Written exercise
Return each line containing "this".

Input
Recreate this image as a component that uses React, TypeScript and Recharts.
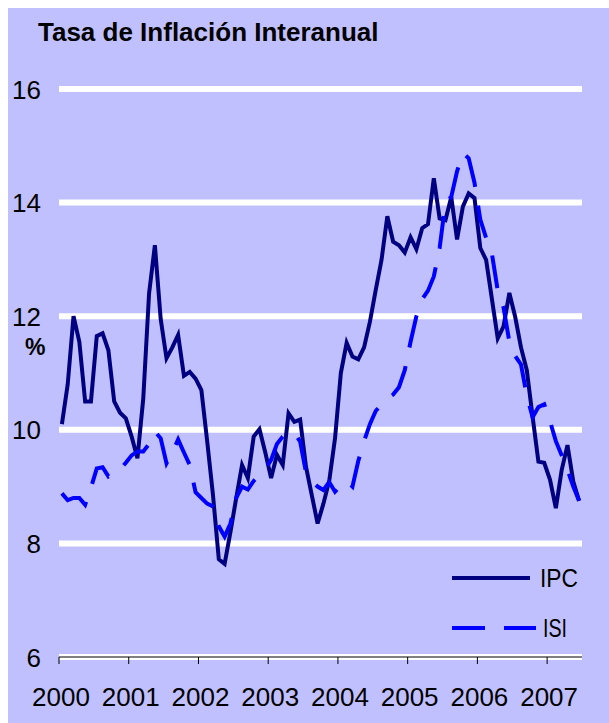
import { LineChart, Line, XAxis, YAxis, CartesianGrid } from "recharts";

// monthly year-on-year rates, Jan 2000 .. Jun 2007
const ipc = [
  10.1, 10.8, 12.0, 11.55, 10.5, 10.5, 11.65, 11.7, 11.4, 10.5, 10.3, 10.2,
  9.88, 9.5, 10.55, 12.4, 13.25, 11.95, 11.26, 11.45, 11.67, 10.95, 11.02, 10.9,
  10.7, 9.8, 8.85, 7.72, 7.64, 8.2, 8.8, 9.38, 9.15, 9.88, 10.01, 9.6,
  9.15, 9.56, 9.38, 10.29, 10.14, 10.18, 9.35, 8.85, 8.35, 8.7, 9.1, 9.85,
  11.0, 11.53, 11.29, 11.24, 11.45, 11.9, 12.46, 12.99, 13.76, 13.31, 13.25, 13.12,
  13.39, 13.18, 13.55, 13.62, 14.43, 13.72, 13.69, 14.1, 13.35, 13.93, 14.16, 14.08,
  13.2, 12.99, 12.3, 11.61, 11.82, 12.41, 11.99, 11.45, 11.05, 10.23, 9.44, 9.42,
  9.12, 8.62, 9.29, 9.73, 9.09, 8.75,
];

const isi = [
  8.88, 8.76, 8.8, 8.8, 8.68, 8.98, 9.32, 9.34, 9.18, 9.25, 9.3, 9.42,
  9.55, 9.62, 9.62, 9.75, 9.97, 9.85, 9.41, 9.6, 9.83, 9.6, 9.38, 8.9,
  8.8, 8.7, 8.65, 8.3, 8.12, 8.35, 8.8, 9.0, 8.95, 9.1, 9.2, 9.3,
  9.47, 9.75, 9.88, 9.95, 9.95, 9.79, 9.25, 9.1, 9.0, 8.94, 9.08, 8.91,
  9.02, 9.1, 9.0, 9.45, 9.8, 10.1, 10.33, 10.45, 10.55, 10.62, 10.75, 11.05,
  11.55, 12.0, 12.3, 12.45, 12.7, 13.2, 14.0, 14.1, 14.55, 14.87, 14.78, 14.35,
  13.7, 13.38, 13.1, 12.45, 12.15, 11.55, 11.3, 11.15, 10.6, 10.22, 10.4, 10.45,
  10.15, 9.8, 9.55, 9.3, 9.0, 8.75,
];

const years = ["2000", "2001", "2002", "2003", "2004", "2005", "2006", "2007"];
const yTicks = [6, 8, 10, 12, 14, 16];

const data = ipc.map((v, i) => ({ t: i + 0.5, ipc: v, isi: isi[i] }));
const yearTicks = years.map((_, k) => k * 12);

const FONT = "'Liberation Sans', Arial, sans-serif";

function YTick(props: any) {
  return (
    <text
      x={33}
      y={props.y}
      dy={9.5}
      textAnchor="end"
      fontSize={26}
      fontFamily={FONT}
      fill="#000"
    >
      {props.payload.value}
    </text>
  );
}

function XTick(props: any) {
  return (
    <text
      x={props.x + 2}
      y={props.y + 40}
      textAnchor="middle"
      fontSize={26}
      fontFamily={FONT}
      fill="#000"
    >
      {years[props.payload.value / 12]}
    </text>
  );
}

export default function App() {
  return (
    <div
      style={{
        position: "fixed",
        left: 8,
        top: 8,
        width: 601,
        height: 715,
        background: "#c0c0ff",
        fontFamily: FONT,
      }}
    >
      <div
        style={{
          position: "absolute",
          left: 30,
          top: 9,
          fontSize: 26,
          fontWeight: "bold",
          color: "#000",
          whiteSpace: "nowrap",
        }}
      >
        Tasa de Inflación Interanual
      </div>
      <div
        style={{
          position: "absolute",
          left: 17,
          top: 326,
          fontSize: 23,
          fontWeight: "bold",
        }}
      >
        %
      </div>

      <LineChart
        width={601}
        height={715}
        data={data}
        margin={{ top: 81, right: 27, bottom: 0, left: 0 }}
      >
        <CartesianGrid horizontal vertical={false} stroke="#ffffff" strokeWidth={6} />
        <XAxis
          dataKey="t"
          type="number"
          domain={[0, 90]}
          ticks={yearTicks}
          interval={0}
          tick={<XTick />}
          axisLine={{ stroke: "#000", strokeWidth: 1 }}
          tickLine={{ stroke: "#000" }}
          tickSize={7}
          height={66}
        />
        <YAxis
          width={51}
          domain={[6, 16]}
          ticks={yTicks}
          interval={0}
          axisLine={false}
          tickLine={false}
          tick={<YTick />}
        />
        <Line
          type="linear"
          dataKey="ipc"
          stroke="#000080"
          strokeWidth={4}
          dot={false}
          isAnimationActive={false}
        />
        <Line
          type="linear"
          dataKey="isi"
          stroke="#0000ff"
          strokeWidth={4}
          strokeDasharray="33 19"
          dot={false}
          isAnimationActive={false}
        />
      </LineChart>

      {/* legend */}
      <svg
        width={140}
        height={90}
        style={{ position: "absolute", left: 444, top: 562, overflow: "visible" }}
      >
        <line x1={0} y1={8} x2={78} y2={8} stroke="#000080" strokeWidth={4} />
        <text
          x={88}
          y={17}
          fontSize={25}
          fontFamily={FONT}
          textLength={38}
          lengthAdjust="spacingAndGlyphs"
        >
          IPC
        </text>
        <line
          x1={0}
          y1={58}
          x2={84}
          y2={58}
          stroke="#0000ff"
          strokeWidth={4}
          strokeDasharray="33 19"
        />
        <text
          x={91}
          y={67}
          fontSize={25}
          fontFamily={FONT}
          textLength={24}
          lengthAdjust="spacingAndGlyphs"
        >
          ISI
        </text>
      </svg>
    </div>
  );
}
* * *
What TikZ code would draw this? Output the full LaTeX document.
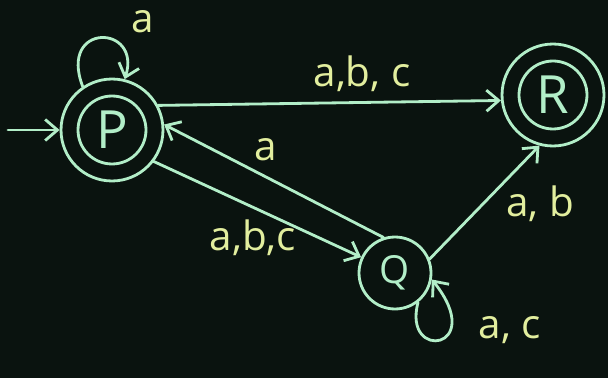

Complete answer
Recreate this image as a component that uses React, TypeScript and Recharts.
What TikZ code would draw this? Output the full LaTeX document.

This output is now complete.